Toutes ces idées sont très élémentaires, mais pourtant, on ne les applique pas. Pouvez-vous me dire à quoi sert-il d'avoir des «perdants» dans la vie? Des pauvres, des malheureux, des gens qui se sentent floués, trahis, des gens dans la rue, en prison? Pouvez-vous me dire quelle est leur si grande utilité bénéfique pour le système dans un pays pourtant riche?

Ils ne servent qu'à satisfaire les gros égos des superpuissants, et la mesquinerie des petits égos des gens ordinaires.

Ainsi, nous ne sommes pas véritablement démocratiques dans notre cœur, tant que nous sommes relativement sur le dessus de la pile.

Mais être démocratique ne veut pas dire non plus que tout se vaut. Ces confusions d'idées font cependant l'affaire de ceux qui veulent à tout prix dominer les autres.

Car il y a des éléments criminels dans la puissance qui domine le monde.

99% des gens pourront convenir avec moi qu'il n'est pas normal que 1% de la population mondiale possède plus de la moitié des richesses de la planète, et qu'un travailleur à temps plein avec des études ait de la difficulté à payer son loyer et à manger.

Comme ces puissants ne peuvent pas lâcher un once de leur pouvoir, il leur sera probablement arraché des mains par la violence en retour des populations.

Cela mènera peut-être à la destruction du monde tel que nous le connaissons.

Mais il y a moyen de jeter l'eau du bain sans le bébé.
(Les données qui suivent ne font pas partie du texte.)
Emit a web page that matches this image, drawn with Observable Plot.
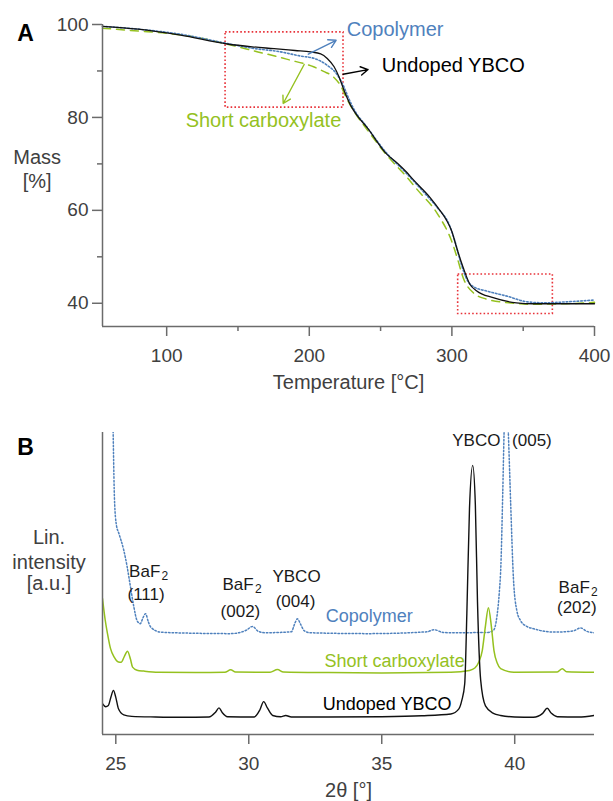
<!DOCTYPE html>
<html><head><meta charset="utf-8">
<script src="https://cdn.jsdelivr.net/npm/d3@7"></script>
<script src="https://cdn.jsdelivr.net/npm/@observablehq/plot@0.6"></script>
<style>
body{margin:0;background:#fff;}
#wrap{position:relative;width:613px;height:801px;background:#fff;}
#wrap svg{position:absolute;left:0;}
</style></head><body><div id="wrap"></div>
<script>
const FONT = '"Liberation Sans", Arial, Helvetica, sans-serif';
const BLUE = "#4f81bd", GREEN = "#95c11f", RED = "#e8333a", AXIS = "#6b6b6b", TXT = "#404040";

// ---------- Panel A: TGA (Temperature °C, Mass %) ----------
const undopedTGA = [[55,99.6],[80,99.0],[109.8,97.7],[142.6,95.8],[160,95.2],[175.3,94.8],[190,94.4],[201,94.1],[208,93.7],[212.6,92.7],[217.4,90.9],[220.9,88.7],[224.4,85.8],[229,82.6],[234,80.2],[240.3,77.9],[254.3,72.1],[262,70.1],[268.3,68.2],[272.9,66.6],[284.6,62.8],[291.6,60.0],[296,58.0],[299.8,55.6],[303.3,52.0],[307.9,47.7],[312.6,44.1],[317.2,42.7],[328.9,41.2],[345.2,40.1],[356.8,39.9],[400,39.9]];
const copolymerTGA = [[55,99.6],[80,99.0],[109.8,97.9],[142.6,95.9],[160,94.9],[180,94.1],[194,93.2],[203.4,92.7],[212.7,91.2],[219.8,89.1],[224.4,86.5],[227.5,84.2],[232,81.4],[240,78.1],[254,72.4],[268,68.0],[280,64.0],[290,60.5],[298,57.0],[302,53.5],[306,49.0],[310.9,44.9],[315.6,43.5],[324.9,42.6],[339,41.5],[353,40.3],[365,40.1],[380,40.3],[400,40.7]];
const shortTGA = [[55,99.2],[80,98.6],[100.5,98.1],[125,97.0],[142,95.8],[150,95.2],[164,94.1],[180,92.9],[187,92.3],[196,91.6],[203,90.9],[210,89.9],[217,88.7],[222,86.8],[226,84.2],[232,81.0],[240,77.6],[254,72.0],[268,67.3],[275.3,64.6],[290,59.2],[299.8,53.4],[304,49.5],[307.9,45.5],[314.9,42.3],[324.2,40.9],[340,40.1],[356.8,39.8],[380,39.9],[400,40.2]];
const tgaXTicks = [100, 200, 300, 400];
const tgaXMinor = [150, 250, 350];
const tgaYTicks = [40, 60, 80, 100];
const tgaYMinor = [50, 70, 90];
const tgaSeriesNames = ["Copolymer", "Undoped YBCO", "Short carboxylate"];
// highlighted regions [x1, x2, y1, y2]
const tgaBoxes = [[141.3, 224.0, 82.1, 98.3], [304.4, 370.8, 37.7, 46.2]];
// annotation arrows [x1, y1, x2, y2]
const tgaArrows = [[199.3, 93.6, 218.8, 96.6], [223.7, 89.3, 241.2, 90.3], [196.4, 91.4, 181.7, 83.0]];

// ---------- Panel B: XRD (2θ °, intensity a.u.) ----------
const undopedXRD = [[24.5,10.2],[24.62,9.2],[24.72,9.6],[24.82,12.5],[24.91,14.6],[25.0,12.3],[25.1,8.5],[25.3,6.5],[25.6,6.0],[26.5,5.8],[27.5,5.7],[28.5,5.8],[28.75,7.4],[28.88,8.8],[29.0,7.3],[29.2,5.9],[30.2,5.8],[30.42,8.2],[30.56,10.9],[30.7,8.8],[30.9,6.3],[31.2,5.9],[31.39,6.3],[31.6,5.8],[33,5.8],[35,5.9],[36.5,6.2],[37.6,6.8],[37.9,8.5],[38.01,11.3],[38.12,16.8],[38.2,40],[38.3,75],[38.42,89.1],[38.52,76],[38.6,44],[38.72,18],[38.9,9.5],[39.2,7.0],[39.47,6.3],[40.0,5.8],[40.7,5.7],[41.05,7.0],[41.22,8.7],[41.38,7.0],[41.6,5.9],[42.4,5.8],[42.98,6.3]];
const shortXRD = [[24.5,45.0],[24.6,38.0],[24.69,33.3],[24.8,28.5],[24.94,25.6],[25.1,24.0],[25.2,23.9],[25.32,25.8],[25.44,27.6],[25.55,25.0],[25.63,22.3],[25.8,21.3],[26.06,21.0],[26.6,20.6],[28,20.5],[29.1,20.6],[29.32,21.4],[29.5,20.7],[30.8,20.6],[31.08,21.5],[31.3,20.7],[33,20.5],[35,20.4],[37.6,20.6],[38.3,21.2],[38.5,22.0],[38.65,24.0],[38.78,27.8],[38.9,36.0],[39.01,42.0],[39.12,36.0],[39.22,27.8],[39.35,23.5],[39.47,21.8],[39.97,20.6],[41.6,20.7],[41.79,21.8],[41.95,20.8],[42.98,20.6]];
const copolymerXRD = [[24.88,112],[24.91,95],[24.95,78],[25.02,69.5],[25.12,66.5],[25.3,61.0],[25.43,55.4],[25.55,49.0],[25.68,42.2],[25.8,37.7],[25.92,36.7],[26.02,38.6],[26.12,40.0],[26.22,37.4],[26.32,35.5],[26.69,33.9],[27.6,33.6],[29.32,33.4],[29.9,34.5],[30.14,35.8],[30.35,34.2],[30.6,33.7],[31.6,34.0],[31.74,37.0],[31.83,38.3],[31.95,36.5],[32.08,34.4],[32.3,33.7],[34.5,33.4],[36.7,34.0],[36.97,34.7],[37.3,33.8],[37.6,33.7],[39.0,33.8],[39.2,34.5],[39.33,39.0],[39.42,47.0],[39.48,56.0],[39.55,80.0],[39.6,100],[39.68,118],[39.76,100],[39.85,76],[39.95,52],[40.08,41],[40.22,37.7],[40.45,35.8],[40.72,35.0],[41.1,34.2],[41.48,33.9],[42.2,34.3],[42.48,35.3],[42.7,34.2],[42.98,33.7]];
const xrdXTicks = [25, 30, 35, 40];
const peakText = ["BaF", "(111)", "BaF", "(002)", "YBCO", "(004)", "YBCO", "(005)", "BaF", "(202)"];
const peakX = [25.5, 25.44, 29.01, 28.94, 30.89, 31.01, 37.65, 39.9, 41.65, 41.59];
const peakY = [52.1, 44.4, 47.7, 38.9, 50.4, 42.1, 95.5, 95.5, 46.9, 40.2];
const subText = ["2", "2", "2"];
const subX = [25.5, 29.01, 41.65];
const subY = [52.1, 47.7, 46.9];
const xrdSeriesNames = ["Copolymer", "Short carboxylate", "Undoped YBCO"];
const xrdNameX = [32.89, 32.85, 32.78];
const xrdNameY = [37.2, 22.5, 8.2];

const wrap = document.getElementById("wrap");
const X = d => d[0], Y = d => d[1];

// ---------------- Panel A ----------------
const plotA = Plot.plot({
  width: 613, height: 400,
  marginTop: 24, marginBottom: 74, marginLeft: 102, marginRight: 19,
  x: {domain: [55, 400], label: null},
  y: {domain: [35, 100], label: null},
  style: {fontFamily: FONT, fontSize: "19px", color: TXT, background: "#fff", overflow: "visible"},
  marks: [
    Plot.rect(tgaBoxes, {x1: d => d[0], x2: d => d[1], y1: d => d[2], y2: d => d[3], fill: "none", stroke: RED, strokeWidth: 1.6, strokeDasharray: "1.6,2.2"}),
    Plot.line(shortTGA, {x: X, y: Y, stroke: GREEN, strokeWidth: 1.5, strokeDasharray: "8,6", curve: "monotone-x"}),
    Plot.line(copolymerTGA, {x: X, y: Y, stroke: BLUE, strokeWidth: 1.6, strokeDasharray: "1.6,2", curve: "monotone-x"}),
    Plot.line(undopedTGA, {x: X, y: Y, stroke: "#111", strokeWidth: 1.3, curve: "monotone-x"}),
    Plot.arrow(tgaArrows, {x1: d => d[0], y1: d => d[1], x2: d => d[2], y2: d => d[3], stroke: (d, i) => [BLUE, "#000", GREEN][i], strokeWidth: 1.4, headLength: 9}),
    Plot.text([tgaSeriesNames[0]], {x: [226.3], y: [97.5], text: d => d, textAnchor: "start", lineAnchor: "bottom", fill: BLUE, fontSize: 20}),
    Plot.text([tgaSeriesNames[1]], {x: [250.8], y: [89.8], text: d => d, textAnchor: "start", lineAnchor: "bottom", fill: "#000", fontSize: 20}),
    Plot.text([tgaSeriesNames[2]], {x: [113.3], y: [77.9], text: d => d, textAnchor: "start", lineAnchor: "bottom", fill: GREEN, fontSize: 20}),
    Plot.ruleX([55], {stroke: AXIS, strokeWidth: 1.5}),
    Plot.ruleY([35], {stroke: AXIS, strokeWidth: 1.5}),
    Plot.axisX(tgaXTicks, {anchor: "bottom", tickSize: 10, tickPadding: 12, stroke: AXIS, strokeWidth: 1.5, fill: TXT, label: null}),
    Plot.axisX(tgaXMinor, {anchor: "bottom", tickSize: 5, tickFormat: () => "", stroke: AXIS, strokeWidth: 1.5, label: null}),
    Plot.axisY(tgaYTicks, {anchor: "left", tickSize: 10, tickPadding: 4, stroke: AXIS, strokeWidth: 1.5, fill: TXT, label: null}),
    Plot.axisY(tgaYMinor, {anchor: "left", tickSize: 5, tickFormat: () => "", stroke: AXIS, strokeWidth: 1.5, label: null}),
    Plot.text(["Temperature [°C]"], {frameAnchor: "bottom", text: d => d, dy: 62, lineAnchor: "bottom", fontSize: 20, fill: TXT}),
    Plot.text(["Mass"], {frameAnchor: "left", text: d => d, dx: -65.3, dy: -11.7, lineAnchor: "bottom", textAnchor: "middle", fontSize: 20, fill: TXT}),
    Plot.text(["[%]"], {frameAnchor: "left", text: d => d, dx: -65.3, dy: 12.7, lineAnchor: "bottom", textAnchor: "middle", fontSize: 20, fill: TXT}),
    Plot.text(["A"], {frameAnchor: "top-left", text: d => d, dx: -85.3, dy: 16, lineAnchor: "bottom", textAnchor: "start", fontSize: 23, fontWeight: "bold", fill: "#000"})
  ]
});
plotA.style.top = "0px";
wrap.appendChild(plotA);

// ---------------- Panel B ----------------
const plotB = Plot.plot({
  width: 613, height: 401,
  marginTop: 32, marginBottom: 67, marginLeft: 102, marginRight: 19,
  x: {domain: [24.5, 43], label: null},
  y: {domain: [0, 100], label: null, axis: null},
  style: {fontFamily: FONT, fontSize: "19px", color: TXT, background: "#fff", overflow: "visible"},
  marks: [
    Plot.line(copolymerXRD, {x: X, y: Y, stroke: BLUE, strokeWidth: 1.5, strokeDasharray: "1.5,2", curve: "monotone-x", clip: true}),
    Plot.line(shortXRD, {x: X, y: Y, stroke: GREEN, strokeWidth: 1.5, curve: "monotone-x", clip: true}),
    Plot.line(undopedXRD, {x: X, y: Y, stroke: "#111", strokeWidth: 1.4, curve: "monotone-x", clip: true}),
    Plot.ruleX([24.5], {stroke: AXIS, strokeWidth: 1.5}),
    Plot.ruleY([0], {stroke: AXIS, strokeWidth: 1.5}),
    Plot.axisX(xrdXTicks, {anchor: "bottom", tickSize: 10, tickPadding: 12, stroke: AXIS, strokeWidth: 1.5, fill: TXT, label: null}),
    Plot.text(peakText, {x: peakX, y: peakY, text: d => d, textAnchor: "start", lineAnchor: "bottom", fontSize: 17, fill: "#1a1a1a"}),
    Plot.text(subText, {x: subX, y: subY, text: d => d, dx: 32.5, dy: 3, textAnchor: "start", lineAnchor: "bottom", fontSize: 12, fill: "#1a1a1a"}),
    Plot.text(xrdSeriesNames, {x: xrdNameX, y: xrdNameY, text: d => d, textAnchor: "start", lineAnchor: "bottom", fontSize: 18, fill: (d, i) => [BLUE, GREEN, "#000"][i]}),
    Plot.text(["2θ [°]"], {frameAnchor: "bottom", text: d => d, dy: 62, lineAnchor: "bottom", fontSize: 20, fill: TXT}),
    Plot.text(["Lin."], {frameAnchor: "left", text: d => d, dx: -53.5, dy: -39.7, lineAnchor: "bottom", textAnchor: "middle", fontSize: 20, fill: TXT}),
    Plot.text(["intensity"], {frameAnchor: "left", text: d => d, dx: -53.5, dy: -14.7, lineAnchor: "bottom", textAnchor: "middle", fontSize: 20, fill: TXT}),
    Plot.text(["[a.u.]"], {frameAnchor: "left", text: d => d, dx: -53.5, dy: 6, lineAnchor: "bottom", textAnchor: "middle", fontSize: 20, fill: TXT}),
    Plot.text(["B"], {frameAnchor: "top-left", text: d => d, dx: -85.3, dy: 22.3, lineAnchor: "bottom", textAnchor: "start", fontSize: 23, fontWeight: "bold", fill: "#000"})
  ]
});
plotB.style.top = "400px";
wrap.appendChild(plotB);
</script>
</body></html>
Il y a des moyens politiques et économiques.

Il y a des moyens de s'organiser pour que tout cela n'arrive pas.

Va-t-on en avoir le temps? 

J'en serais surpris, car tous ces aspects ont été négligés depuis très longtemps, et de plus, nous faisons face dorénavant à des menaces multiples causées par l'insouciance persistante du sort des autres et de la nature.

Est-ce que chaque individu peut compter vraiment quand c'est chacun pour soi?

La partie immergée a été oubliée, et je crains que nous ayons maintenant à couler avec elle.